As a former player, Welch is invigorated to see the fate of the program in Chang’s hands once again. And as a father, Welch is comforted by the fact that his son, Harvey, a safety on the team, will be coached by someone he fully trusts.

“Timmy’s been around my son since Day 1. I had him in college, he was around during my playing days so he knows his uncle real well but he knows he ain’t gonna get any freebies from his uncle, he knows what’s expected of him,” Welch says of his son. “I’ve been tough on him all the way through from eight years old, Pop Warner through the years. He knows how to work hard, he knows what it takes to be successful and I don’t see anything changing from that standpoint but he’s excited. Last year, he would come home from practice, he wasn’t as excited, the opportunity wasn’t there as much but that’s part of life. You go through your ups and you go through your downs. That’s the great part about football — being successful but going through some hard patches, but working through those hard patches and making things happen for yourself.

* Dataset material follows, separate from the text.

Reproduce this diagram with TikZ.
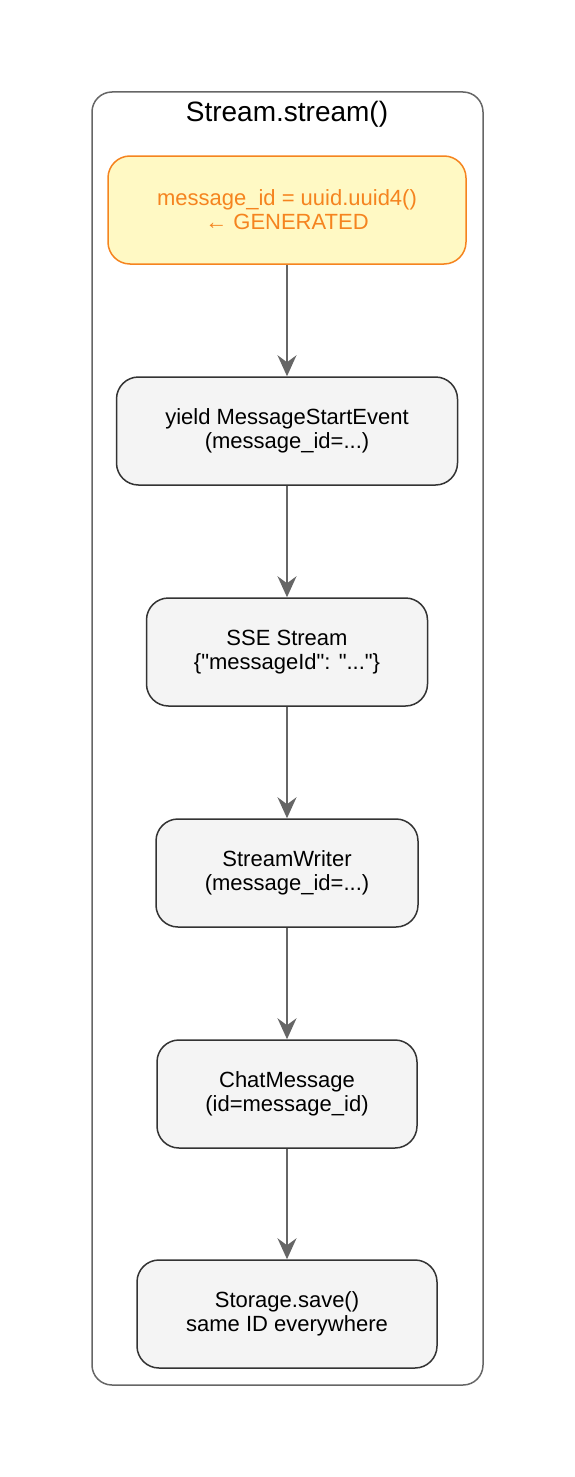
\documentclass[tikz,border=0pt]{standalone}
\usepackage{fontspec}
\setmainfont{Liberation Sans}[Ligatures=TeXOff]
\usetikzlibrary{arrows.meta}
\definecolor{boxfill}{HTML}{F4F4F4}
\definecolor{boxline}{HTML}{333333}
\definecolor{genfill}{HTML}{FFF9C4}
\definecolor{genline}{HTML}{F5841F}
\definecolor{arrowc}{HTML}{666666}
\begin{document}
\begin{tikzpicture}[x=1pt,y=-1pt,
  stepbox/.style={draw=boxline, fill=boxfill, line width=1.5pt, rounded corners=22pt, align=center, font=\fontsize{22}{24}\selectfont, inner sep=0pt},
  genbox/.style={stepbox, draw=genline, fill=genfill, text=genline},
  flow/.style={draw=arrowc, line width=1.8pt, -{Stealth[length=21pt,width=19pt,inset=7pt]}}
]
\useasboundingbox (0,0) rectangle (575,1477);
\draw[arrowc, line width=1.5pt, rounded corners=20pt] (92,92) rectangle (483,1385);
\node[font=\fontsize{28}{30}\selectfont] (title) at (287,114) {Stream.stream()};
\node[genbox, minimum width=358pt, minimum height=108pt] (n1) at (287,210) {message\_id = uuid.uuid4()\\← GENERATED};
\node[stepbox, minimum width=341pt, minimum height=108pt] (n2) at (287,431) {yield MessageStartEvent\\(message\_id=...)};
\node[stepbox, minimum width=281pt, minimum height=108pt] (n3) at (287,652) {SSE Stream\\\{"messageId": "..."\}};
\node[stepbox, minimum width=262pt, minimum height=108pt] (n4) at (287,873) {StreamWriter\\(message\_id=...)};
\node[stepbox, minimum width=260pt, minimum height=108pt] (n5) at (287,1094) {ChatMessage\\(id=message\_id)};
\node[stepbox, minimum width=300pt, minimum height=108pt] (n6) at (287,1314) {Storage.save()\\same ID everywhere};
\draw[flow] (n1) -- (n2);
\draw[flow] (n2) -- (n3);
\draw[flow] (n3) -- (n4);
\draw[flow] (n4) -- (n5);
\draw[flow] (n5) -- (n6);
\end{tikzpicture}
\end{document}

“It’s very exciting, it’s very refreshing. The last few years, it was kind of rough and some of the kids expressed that. I hope Timmy’s able to come in there and listen to the kids and see what their needs and wants are and make it happen for them and put them in the position to be successful. I think that’s his frame of mind coming in. He understands what it’s like being a Warrior. It wasn’t all roses for him when he was here. … He knows what it’s all about. He can relate to these kids very well. I see that being a very positive thing for him coming in.”